Represented a male, African-American student at the University of Pennsylvania who was wrongly accused of sexual assault and subjected to an unfair, biased, and discriminatory disciplinary process. Filed a temporary restraining order and preliminary injunction against the University of Pennsylvania in federal court in the Eastern District of Pennsylvania asserting claims under Title IX and Title VI, as well as common law claims for breach of contract and negligent infliction of emotional distress. To avoid a preliminary injunction hearing, the University agreed to stay the imposition of any sanction resulting from the internal disciplinary proceeding. The court recently denied the University’s motion to dismiss, allowing our client to proceed on claims for breach of contract and Title IX violations. Doe v. Trustees of the University of Pennsylvania, No. 2:16-cv-05088, 2017 WL 4049033 (E.D. Pa. Sept. 13, 2017).

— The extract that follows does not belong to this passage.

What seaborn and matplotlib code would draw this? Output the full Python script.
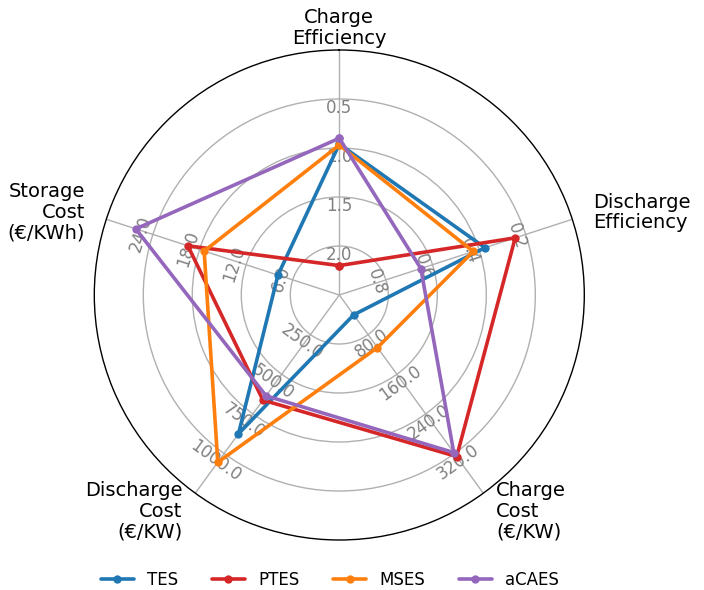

Conrad O’Brien attorneys were successful in obtaining a ruling in California state court ordering the University of Southern California to set aside the suspension and expulsion of our client, a male student, for alleged nonconsensual sexual activity with two female students who claimed to have been too intoxicated to give consent. On September 15, 2017, Judge Richard L. Fruin, Jr. of the California Superior Court issued a decision finding that USC failed to provide a fair hearing to our client and that the decisions to suspend and expel him were not supported by the evidence. (See Statement of Decision Granting Petition for Writ of Mandate). Judge Fruin reasoned that USC denied John his due process rights to a fair proceeding under California state law because (among other shortcomings) it did not provide him with “an adequate opportunity … to test the credibility of the material witnesses in a limited adversarial hearing before the decision is made.” (Statement of Decision at 19). Doe v. Ainsley Carry and University of Southern California, Case No. BS 161569 (Los Angeles County Superior Ct., Sept. 15, 2017 unpublished decision).